For me, this is the most telling line.

“I believe in Catholicism,” Moroski said in an interview. “But my conscience will not permit me to recant my statement.”

“…my conscience…”

It’s all pointed in the wrong direction – definitely NOT to God. As my daughter attends the school, I’m certain it will make for interesting conversation around our dinner table.

The second is from Gail, who nearly sent her son there:

If I were a parent there I would not be pleased, especially as he has said that he had to stick to his guns for the sake of all the kids there who look up to him. I guess they don’t look up to him for honoring his contract, his employer, and his religion, but for some other reason. And he was the guy in charge of making sure the kids obeyed the rules! How would he respond to “I respect you, Mr. M, but your rules are stupid and I don’t see why they should have to apply to me”?
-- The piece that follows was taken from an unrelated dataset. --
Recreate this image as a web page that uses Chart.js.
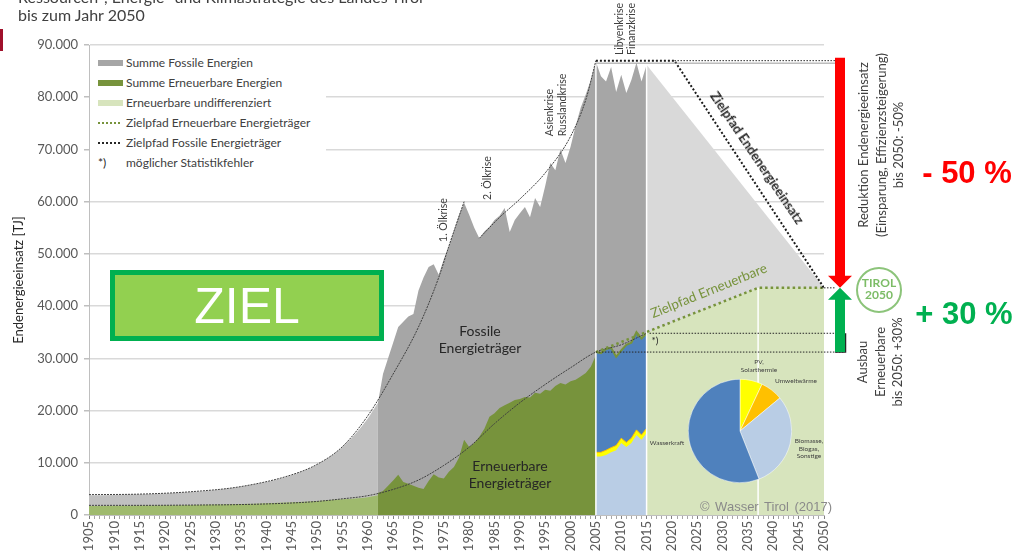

At this point, with three active lawsuits against the Archdiocese of Cincinnati by former and soon-to-be-former archdiocesan schoolteachers for being terminated due to publicly dissenting from Church teaching, I’m hoping superintendent Dr. Jim Rigg and Archbishop Dennis M. Schnurr are paying attention to the screening that should take place during the interview phase, rather than merely the compliance that takes place during the employment phase:

About to be fired as assistant principal at Purcell Marian High School, Mike Moroski says he doesn’t regret voicing his support of gay marriage on his blog.

The Archdiocese of Cincinnati placed Moroski on administrative leave Feb. 4 and plans to fire him, Moroski said. He says he has hired a lawyer.

Moroski refused to take down his statements on the blog.

“I believe in Catholicism,” Moroski said in an interview. “But my conscience will not permit me to recant my statement.

“I put it up there because I really truly honestly believe it,” he added. “I’m absolutely willing to lose my job over this. The only difficult thing for me now is the students.”

Moroski, 34 who is married and lives Downtown, acknowledges that he violated the Archdiocese’s social media policy.

The contract he signs every year also requires him to “comply with and act consistently in accordance with the stated philosophy and teachings of the Roman Catholic Church.”

Moroski said he “knew the statement I was making was not in accordance with Roman Catholic beliefs,” but he does not think he violated the contract because he was following his conscience.

If they’re looking for a place to start screening, they might place a red flag here:

“[Moroski] moved to Cincinnati in 1997 to attend Xavier University, where he earned bachelor’s and master’s degrees.